Runtime requirements

  • modern browser with:
    • MediaDevices.getUserMedia
    • WebSocket
    • AudioContext
  • Node.js >= 20.19.0 for package development, docs generation, and demo tooling

This is a browser-first library. It is not intended to capture or play audio directly in Node.js.

Quick start

import {
  NoiseSuppressionProcessor,
  PcmAudioPlayer,
  VoiceCapture,
  VoiceWebSocket,
} from 'browser-voice';

const capture = new VoiceCapture({
  autoRecover: true,
  preConnectBufferMs: 1500,
  processor: new NoiseSuppressionProcessor(),
  targetSampleRate: 24000,
  targetChannelCount: 1,
});

const player = new PcmAudioPlayer({
  initialBufferMs: 120,
});

const voiceSocket = new VoiceWebSocket({
  url: 'wss://example.com/voice',
  capture,
  player,
  autoReconnect: true,
  incomingAudioFormat: 'raw-pcm16',
  incomingAudioFormatOptions: {
    sampleRate: 24000,
    channels: 1,
  },
  outgoingAudioFormat: 'raw-pcm16',
  onJsonEvent: ({ parsed }) => {
    console.log('control event', parsed);
  },
});

await voiceSocket.connect();
await player.startAudio();
await capture.start();

voiceSocket.sendJsonEvent({
  type: 'ping',
  timestamp: Date.now(),
});

Transport formats

Incoming audio formats

VoiceWebSocket supports:

  • framed-pcm16
  • raw-pcm16
  • json
  • auto

Outgoing audio formats

VoiceWebSocket supports:

  • framed-pcm16
  • raw-pcm16
  • json

Default framed PCM layout

The default framed-pcm16 binary format is:

  • 4 bytes: sample rate (uint32, little-endian)
  • 2 bytes: channel count (uint16, little-endian)
  • 2 bytes: reserved flags (uint16, little-endian)
  • remaining bytes: signed PCM16 payload

raw-pcm16

Use raw-pcm16 when the backend expects plain binary PCM16 with no custom library header.

Important:

  • outgoing browser audio is sent as raw PCM16 bytes only
  • incoming binary audio is interpreted using incomingAudioFormatOptions
  • text / JSON messages are treated as non-audio and routed to onJsonEvent

json

Expected audio JSON examples:

{
  "sampleRate": 24000,
  "channels": 1,
  "pcm16": [100, -200, 300]
}

or

{
  "sampleRate": 24000,
  "channels": 1,
  "pcm16Base64": "..."
}

Non-audio JSON is routed to onJsonEvent.

auto

auto is for mixed transports. It will:

  • try framed PCM first for binary audio
  • accept JSON-wrapped audio
  • ignore or route non-audio JSON to onJsonEvent
  • fall back to raw PCM16 when incomingAudioFormatOptions are configured

Custom control / data events

You can send custom JSON to the backend independently of the audio format:

voiceSocket.sendJsonEvent({
  type: 'assistant.reset',
  correlationId: '123',
});

You can also send plain text:

voiceSocket.sendTextMessage('ping');

On inbound messages, use:

const socket = new VoiceWebSocket({
  // ...
  onJsonEvent: ({ format, parsed, rawText }) => {
    console.log(format, parsed, rawText);
  },
});

Audio behavior notes

Silence and server VAD

If your backend depends on server-side VAD, do not drop silent outgoing frames unless you are also manually committing turns.
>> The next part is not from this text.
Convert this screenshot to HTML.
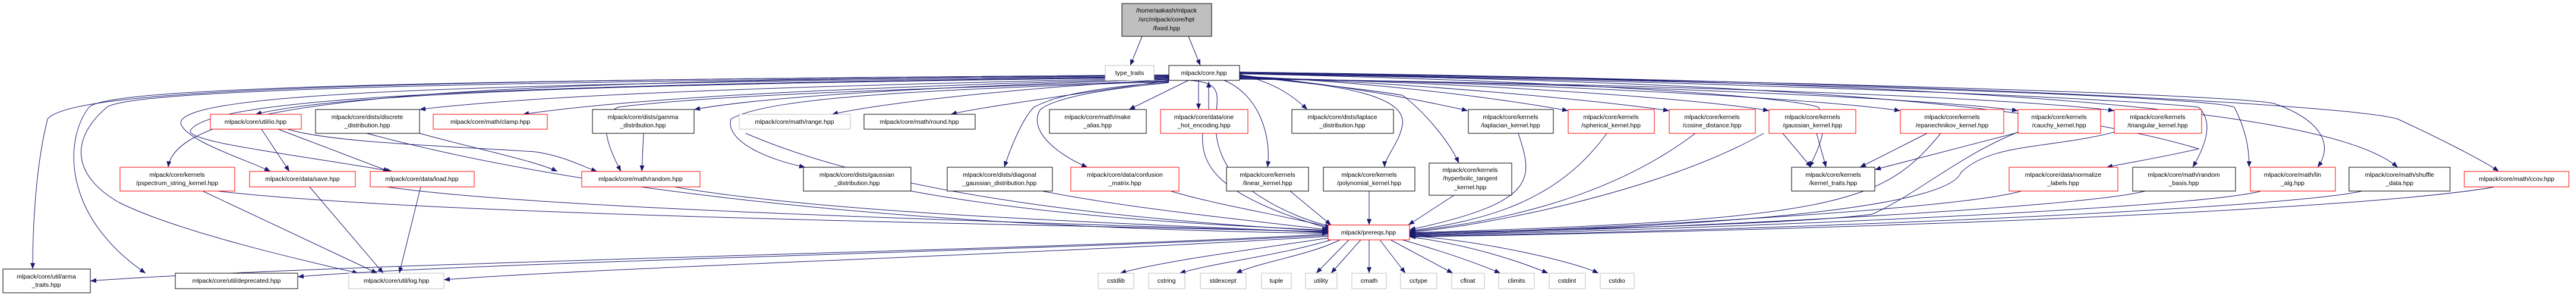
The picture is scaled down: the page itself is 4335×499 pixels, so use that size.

skipSilentFrames can reduce bandwidth, but it can also prevent backends like Azure server VAD from detecting end-of-speech.

Noise suppression

The library uses two layers:

  • browser-native constraints such as echoCancellation, noiseSuppression, autoGainControl, and voiceIsolation
  • an optional NoiseSuppressionProcessor that applies lightweight browser-side filtering / gating / compression

The built-in processor is not a full acoustic echo canceller. It complements browser voice processing; it does not replace it.

Playback effects

PcmAudioPlayer supports:

  • setGain() / setVolume()
  • setEqualizer() for low / mid / high EQ shelves
  • setLimiter() for a built-in limiter / dynamics-compressor setup
  • setProcessorChain() for custom AudioNode[]
  • getAnalyser() for visualizers

Example:

const player = new PcmAudioPlayer();

player.setEqualizer({
  lowDb: 2,
  midDb: -1,
  highDb: 1,
});

player.setLimiter({
  enabled: true,
  threshold: -8,
  ratio: 12,
});

const analyser = player.getAnalyser();
const volume = analyser.getVolume();
const bars = analyser.getFrequencyBands(16);

Demo

Run the local demo server:

pnpm demo

Then open the printed URL in your browser.

The demo includes:

  • transport format selection
  • sample rate / channel configuration
  • mic capture
  • playback unlock
  • playback visualizer
  • gain / EQ / limiter controls
  • custom JSON event sender
  • mixed text + binary relay through the demo server

API overview

Main exports:

  • VoiceCapture
  • VoiceWebSocket
  • PcmAudioPlayer
  • AudioPlaybackManager
  • PlaybackAnalyser
  • NoiseSuppressionProcessor
  • VoiceActivityDetector
  • observeMediaDevices
  • BackoffStrategy
  • debounce

Development

pnpm build
pnpm run docs:api
pnpm lint
pnpm test
pnpm coverage

Generated API docs are written to docs/api/.

Coverage reports are written to coverage/.

If demo behavior changes, also run:

node --check packages/browser-voice/demo/server.mjs
node --check packages/browser-voice/demo/public/app.js

License

Apache-2.0